The album was produced by the acclaimed singer and songwriter Joe Henry (who will be in town next week for the Aspen Ideas Festival). At the beginning of their collaboration, Henry brought about 70 songs to Wright that touched on the themes she was looking to grapple with on “Grace.” They ended up with 10 songs on the record that also include Wright’s take on Ray Charles, Sister Rosetta Tharpe, k.d. lang and the classic “Seems I’m Never Tired of Loving You,” which was popularized by Nina Simone, whose activist artistry Wright looked to as inspiration for the record (she points to the documentary “What Happened, Miss Simone?” as a touchstone). The album’s one original, “All the Way Here,” opens “I’ve got something that needs saying coming over me.”

Wright bought a home and a 30-acre plot of land in the countryside of western North Carolina several years ago, following years based in New York, reconnecting with the earthy region that birthed her.

“I want to be in a place where nature is a major and direct influence,” she said.

So she’s gotten to know her neighbors and joined a tight-knit community where, as she put it, “there is no other black person for miles that I know of, and I was the only single person out there who wasn’t a widow.”

“Grace” may be the least overtly political record inspired by the 2016 election, but may also be the most timeless. While many progressive Americans have been consumed by what’s become known as Trump Derangement Syndrome, Wright weathered the dizzying storm by finding strength in song and in the embrace of that southern community.

“I don’t want to be mentally and emotionally naked in the world, where I just take whatever is put on me and wrap it around my skin,” she said. “Political and social commentary and rhetoric will move like weather, and all those shifts are part of some balance that I don’t understand. But I know who I am in it. And I just want to be responsible for that.”
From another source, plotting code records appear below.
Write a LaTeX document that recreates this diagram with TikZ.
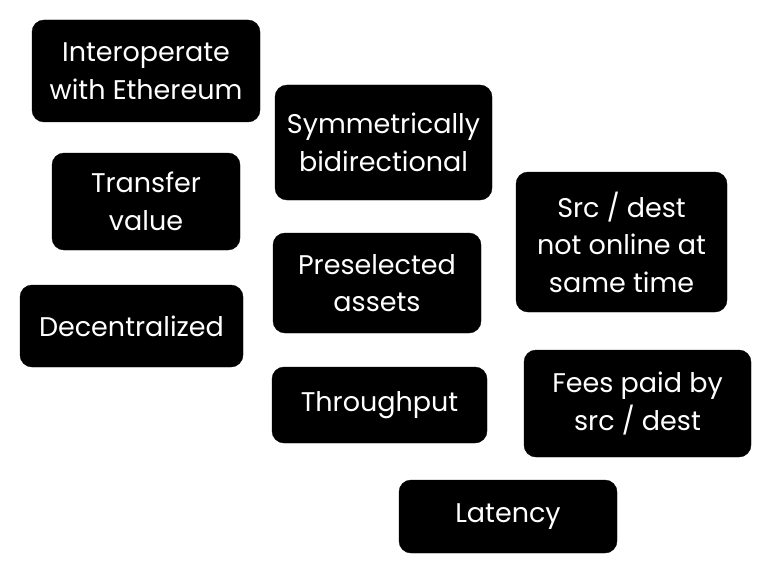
\documentclass[tikz,border=0pt]{standalone}
\usepackage{fontspec}
\setmainfont{Poppins}
\usepackage{tikz}

\begin{document}
\begin{tikzpicture}
[ x=1pt, y=-1pt
, card/.style={rectangle, rounded corners=12pt, fill=black, draw=black, text=white, align=center, inner sep=0pt, font=\fontsize{27}{37.5}\selectfont}
]
\useasboundingbox (0,0) rectangle (768,575);
% Left column:
\node (interop) [card, minimum width=228pt, minimum height=102pt] at (146,71) {Interoperate\\with Ethereum};
\node (transfer) [card, minimum width=188pt, minimum height=97pt] at (146,201.5) {Transfer\\value};
\node (decentral) [card, minimum width=223pt, minimum height=82pt] at (131.5,326) {Decentralized};
% Middle column:
\node (symmetric) [card, minimum width=217pt, minimum height=115pt] at (383.5,142.5) {Symmetrically\\bidirectional};
\node (preselect) [card, minimum width=208pt, minimum height=100pt] at (377,283) {Preselected\\assets};
\node (throughput) [card, minimum width=215pt, minimum height=76pt] at (379.5,405) {Throughput};
\node (latency) [card, minimum width=218pt, minimum height=73pt] at (508,516.5) {Latency};
% Right column:
\node (offline) [card, minimum width=211pt, minimum height=140pt] at (621.5,242) {Src / dest\\not online at\\same time};
\node (fees) [card, minimum width=227pt, minimum height=107pt] at (637.5,403.5) {Fees paid by\\src / dest};
\end{tikzpicture}
\end{document}
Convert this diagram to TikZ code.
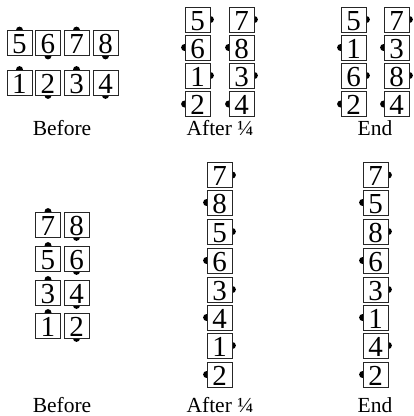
\documentclass[tikz,border=0pt]{standalone}
\usepackage{fontspec}
\setmainfont{Liberation Serif}
\usetikzlibrary{backgrounds}

\begin{document}
\begin{tikzpicture}[
    x=1pt, y=-1pt,
    leaf/.style={draw=black!85, line width=0.8pt, fill=white, minimum size=25pt, inner sep=0pt, text height=21pt, text depth=0pt, font=\fontsize{29}{29}\selectfont},
    caption/.style={font=\fontsize{21.5}{21.5}\selectfont},
    tab/.style={fill=black}
]
    \useasboundingbox (0,0) rectangle (414,416);

    % Top row: two rows of four
    \foreach \n/\x/\y/\s in {5/19.5/43/north, 6/48/43/south, 7/76.5/43/north, 8/105.5/43/south,
                             1/19.5/82.5/north, 2/48/82.5/south, 3/76.5/82.5/north, 4/105.5/82.5/south} {
        \node [leaf] (ba\n) at (\x,\y) {\n};
        \begin{scope}[on background layer]
            \fill [tab] (ba\n.\s) circle (3.5);
        \end{scope}
    }
    \foreach \n/\x/\y/\s in {5/197.5/19.5/east, 7/241.5/19.5/east, 6/197.5/47.5/west, 8/241.5/47.5/west,
                             1/197.5/75.5/east, 3/241.5/75.5/east, 2/197.5/104/west, 4/241.5/104/west} {
        \node [leaf] (qa\n) at (\x,\y) {\n};
        \begin{scope}[on background layer]
            \fill [tab] (qa\n.\s) circle (3.5);
        \end{scope}
    }
    \foreach \n/\x/\y/\s in {5/353.5/19.5/east, 7/396.5/19.5/east, 1/353.5/47.5/west, 3/396.5/47.5/west,
                             6/353.5/75.5/east, 8/396.5/75.5/east, 2/353.5/104/west, 4/396.5/104/west} {
        \node [leaf] (ea\n) at (\x,\y) {\n};
        \begin{scope}[on background layer]
            \fill [tab] (ea\n.\s) circle (3.5);
        \end{scope}
    }
    \node [caption] (before1) at (62,128) {Before};
    \node [caption] (after1) at (220,128) {After ¼};
    \node [caption] (end1) at (375,128) {End};

    % Bottom row: two columns, then one column
    \foreach \n/\x/\y/\s in {7/48/224.5/north, 8/76.5/224.5/south, 5/48/258.5/north, 6/76.5/258.5/south,
                             3/48/292.5/north, 4/76.5/292.5/south, 1/48/325.5/north, 2/76.5/325.5/south} {
        \node [leaf] (bb\n) at (\x,\y) {\n};
        \begin{scope}[on background layer]
            \fill [tab] (bb\n.\s) circle (3.5);
        \end{scope}
    }
    \foreach \n/\y/\s in {7/175/east, 8/202.5/west, 5/231.5/east, 6/260.5/west,
                          3/289.5/east, 4/317.5/west, 1/345.5/east, 2/374.5/west} {
        \node [leaf] (qb\n) at (219.5,\y) {\n};
        \begin{scope}[on background layer]
            \fill [tab] (qb\n.\s) circle (3.5);
        \end{scope}
    }
    \foreach \n/\y/\s in {7/175/east, 5/202.5/west, 8/231.5/east, 6/260.5/west,
                          3/289.5/east, 1/317.5/west, 4/345.5/east, 2/374.5/west} {
        \node [leaf] (eb\n) at (375.5,\y) {\n};
        \begin{scope}[on background layer]
            \fill [tab] (eb\n.\s) circle (3.5);
        \end{scope}
    }
    \node [caption] (before2) at (62,405) {Before};
    \node [caption] (after2) at (220,405) {After ¼};
    \node [caption] (end2) at (375,405) {End};
\end{tikzpicture}
\end{document}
In this music, she found hope and comfort.

“I can’t be anyone who plays to the script of history as it has been, or my own narrative of hurt,” she said. “I still have to yield to possibility and give it a try.”

The often-understated arrangements of these songs — like a gorgeously languid take on “Southern Nights” — along with the regional theme of the record, made Wright wonder how “Grace” would hold up in front of audiences. She’s been pleasantly surprised at how well the “Grace” material has blended in live performance with songs from her other albums.
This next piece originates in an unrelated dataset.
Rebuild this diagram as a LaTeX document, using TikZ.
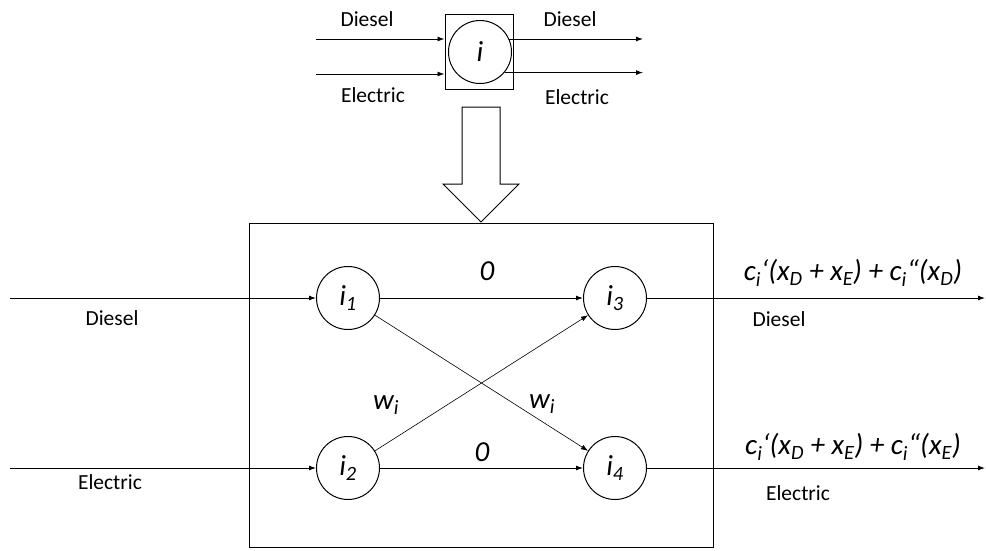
\documentclass[tikz,border=0pt]{standalone}
\usepackage{fontspec}
\setmainfont{Carlito}
\usepackage{tikz}
\usetikzlibrary{positioning, arrows.meta, calc}

\tikzset{
  flownode/.style={circle, draw, line width=1pt, minimum size=63pt, inner sep=0pt,
                   font=\itshape\fontsize{29}{31}\selectfont},
  flowline/.style={line width=0.9pt, -{Latex[length=7pt,width=5pt]}},
  crossline/.style={line width=0.6pt, -{Latex[length=7pt,width=5pt]}},
  fuellabel/.style={font=\fontsize{21.5}{23}\selectfont},
  costlabel/.style={font=\itshape\fontsize{29}{31}\selectfont}
}

\begin{document}
\begin{tikzpicture}[x=1pt, y=-1pt]
  \useasboundingbox (0,0) rectangle (986,550);

  % single node i
  \node[draw, line width=1pt, minimum width=68pt, minimum height=75pt] (topbox) at (479,52) {};
  \node[flownode] (topi) at (480,52) {i};
  \coordinate (topdin) at (316,39);
  \coordinate (topein) at (316,74);
  \coordinate (topdout) at (643,39);
  \coordinate (topeout) at (643,74);
  \draw[flowline] (topdin) -- (topdin -| topbox.west);
  \draw[flowline] (topein) -- (topein -| topbox.west);
  \draw[flowline] (topi.24) -- (topi.24 -| topdout);
  \draw[flowline] (topi.-40) -- (topi.-40 -| topeout);
  \node[fuellabel] (topdinlab) at (367,19) {Diesel};
  \node[fuellabel] (topeinlab) at (373,95) {Electric};
  \node[fuellabel] (topdoutlab) at (570,19) {Diesel};
  \node[fuellabel] (topeoutlab) at (577,97) {Electric};

  % expansion arrow
  \draw[line width=1pt, fill=white] (462,107) -- (500,107) -- (500,184) -- (519,184)
    -- (481,222) -- (443,184) -- (462,184) -- cycle;

  % expanded network
  \draw[line width=1pt] (249,223) rectangle (713,547);
  \node[flownode] (i1) at (348,298) {i\textsubscript{1}};
  \node[flownode] (i2) at (348,468) {i\textsubscript{2}};
  \node[flownode] (i3) at (615,298) {i\textsubscript{3}};
  \node[flownode] (i4) at (615,468) {i\textsubscript{4}};

  \coordinate (din) at (10,298);
  \coordinate (ein) at (10,468);
  \coordinate (dout) at (985,298);
  \coordinate (eout) at (985,468);

  \draw[flowline] (din) -- (i1);
  \draw[flowline] (ein) -- (i2);
  \draw[flowline] (i1) -- (i3);
  \draw[flowline] (i2) -- (i4);
  \draw[crossline] (i1) -- (i4);
  \draw[crossline] (i2) -- (i3);
  \draw[flowline] (i3) -- (dout);
  \draw[flowline] (i4) -- (eout);

  \node[costlabel] (zero13) at (487,271) {0};
  \node[costlabel] (zero24) at (482,452) {0};
  \node[costlabel] (w23) at (386,405) {w\textsubscript{i}};
  \node[costlabel] (w14) at (542,404) {w\textsubscript{i}};

  \node[fuellabel] (dinlab) at (112,318) {Diesel};
  \node[fuellabel] (einlab) at (110,482) {Electric};
  \node[fuellabel] (doutlab) at (779,319) {Diesel};
  \node[fuellabel] (eoutlab) at (798,493) {Electric};

  \node[costlabel] (dcost) at (853,273)
    {c\textsubscript{i}‘(x\textsubscript{D} + x\textsubscript{E}) + c\textsubscript{i}“(x\textsubscript{D})};
  \node[costlabel] (ecost) at (853,447)
    {c\textsubscript{i}‘(x\textsubscript{D} + x\textsubscript{E}) + c\textsubscript{i}“(x\textsubscript{E})};
\end{tikzpicture}
\end{document}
“I thought it was going to be the kind of record I would have to campaign independently of the rest of my catalog,” she said. “But the opposite is true. It’s funny how we never really know what we’ve made until we put it on wheels and take it to people.”

So she returns to the Benedict Tent on a high note this weekend, with an acclaimed album and a world tour that’s drawn glowing reviews, opening a three-day Jazz Aspen festival that includes headliners Leslie Odom Jr. and Lyle Lovett.

Wright is touring with a three-piece backing band that includes renowned jazz players Bobby Ray Sparks on organ and Marvin Sewell on guitar.

“What I love about jazz, and why I will always have some claim on it, no matter what I do, is it’s this beautiful negotiation between structure and the communion of the present moment,” she said. “I love how these three musicians take it on.”

And she never knows exactly what she’s going to play until she gets on stage.

“I don’t complete the set list until I’ve gone through sound check and walked around for a minute,” she said. “We’re going to play the moment.”